Unlike other postoperative complications, there was an increased risk of acute and subacute hepatic failure in the TIVA group than in the inhalation group. The observed outcomes may have been influenced by several factors. The effect of the anesthetic technique on perioperative liver injury remains a controversial issue. Propofol is known to be metabolized in the liver, and the risk of propofol infusion-associated acute hepatitis has been suggested previously [
27]. However, a recent retrospective cohort study revealed that postoperative liver injury was not associated with TIVA compared with sevoflurane anesthesia in patients who underwent non-cardiac surgery [
28]. Therefore, further research is needed to clarify these discrepancies.
This study has some limitations that need to be addressed. First, important variables, including body mass index, smoking history, Karnofsky performance status, total amount of opioids used during surgery, perioperative hemodynamic information, operative time, and anesthesia time, were not considered owing to the unavailability of such data in the NHIS database. Second, the precise severity of each neurological disease requiring cranial neurosurgery was not considered in this study that may have impacted the results. Third, despite the use of PS matching and multivariable adjustment, potential unmeasured confounding variables cannot be ignored and may have influenced the outcomes. Fourth, it is possible that some patients were maintained under anesthesia with TIVA and then switched to inhalation that was not reflected in this study. Fifth, although we utilized a considerable sample size from a nationwide cohort, the retrospective design had information quality and precision limitations. Finally, we did not assess important outcomes of cranial neurosurgery, such as neurologic and functional sequelae, that could occur after cranial neurosurgery. Therefore, future prospective studies should assess these outcomes.
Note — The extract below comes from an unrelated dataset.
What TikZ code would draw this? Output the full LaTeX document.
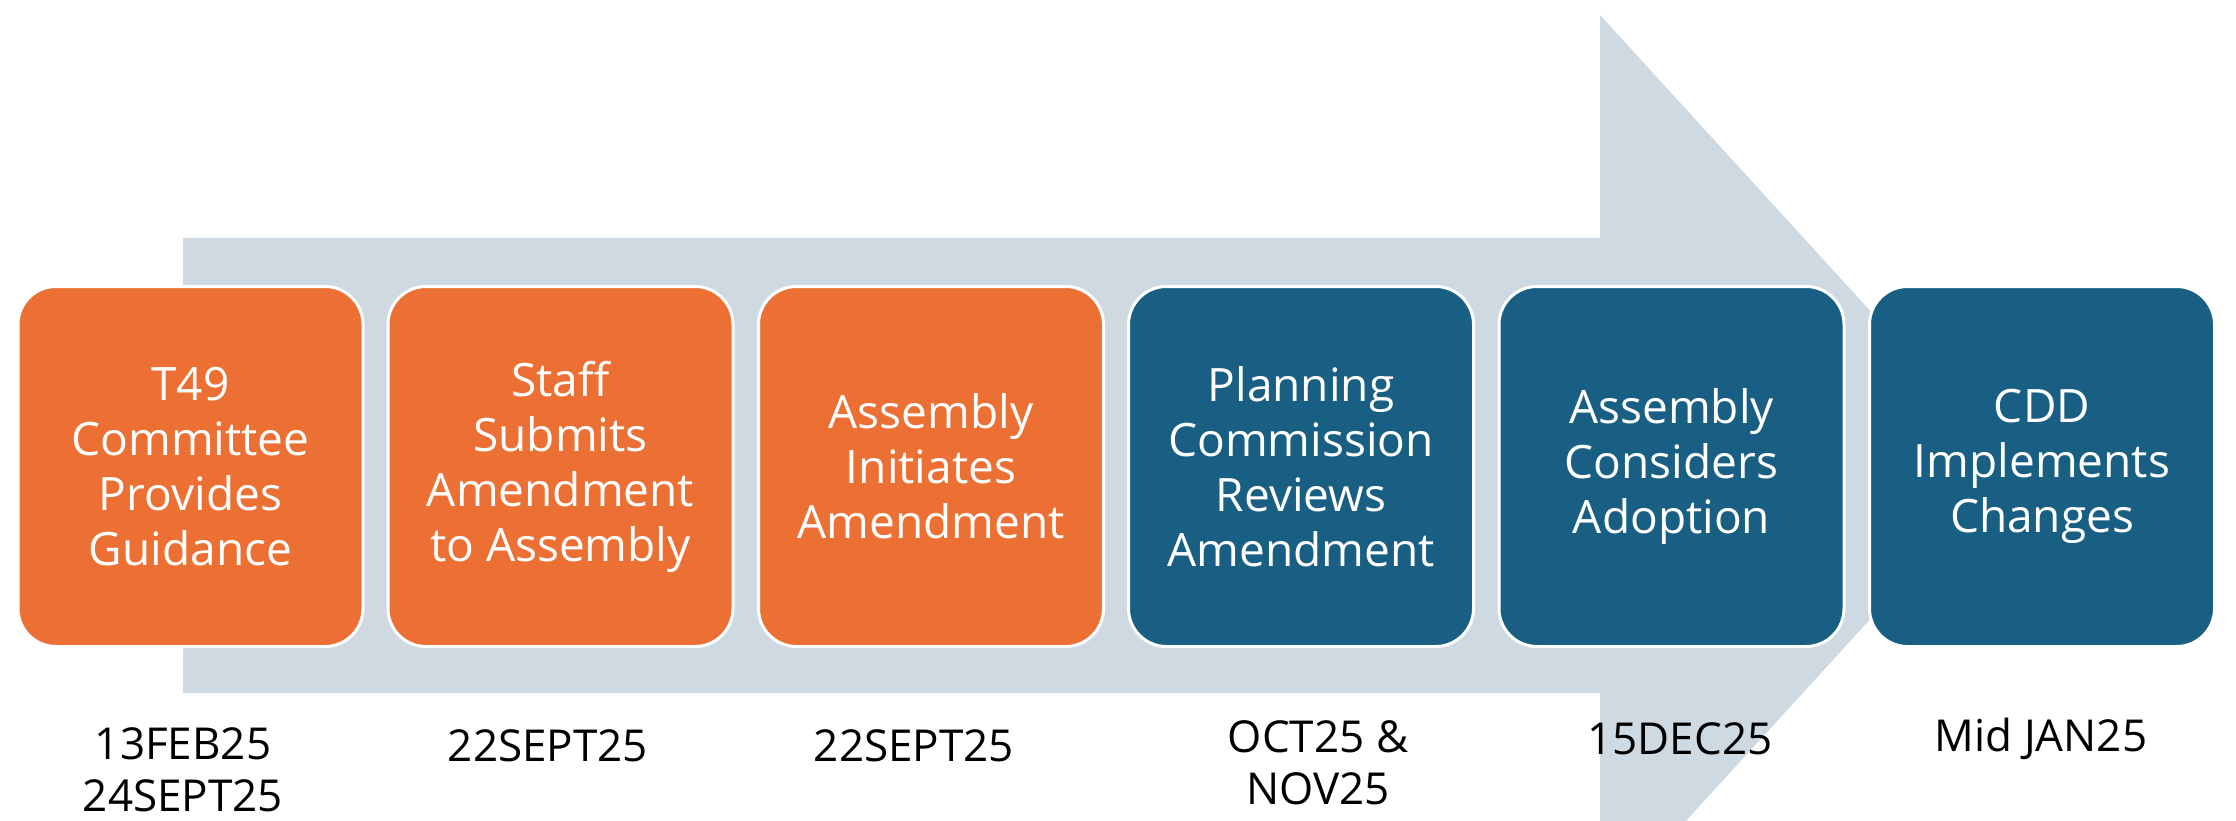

In conclusion, there was no significant association between the type of anesthesia and postoperative 90-day mortality in patients who underwent cranial neurosurgery in South Korea. However, propofol-based TIVA was associated with a lower incidence of postoperative complications than inhalation anesthesia. Our results suggest that TIVA may be a beneficial general anesthetic approach for cranial neurosurgery.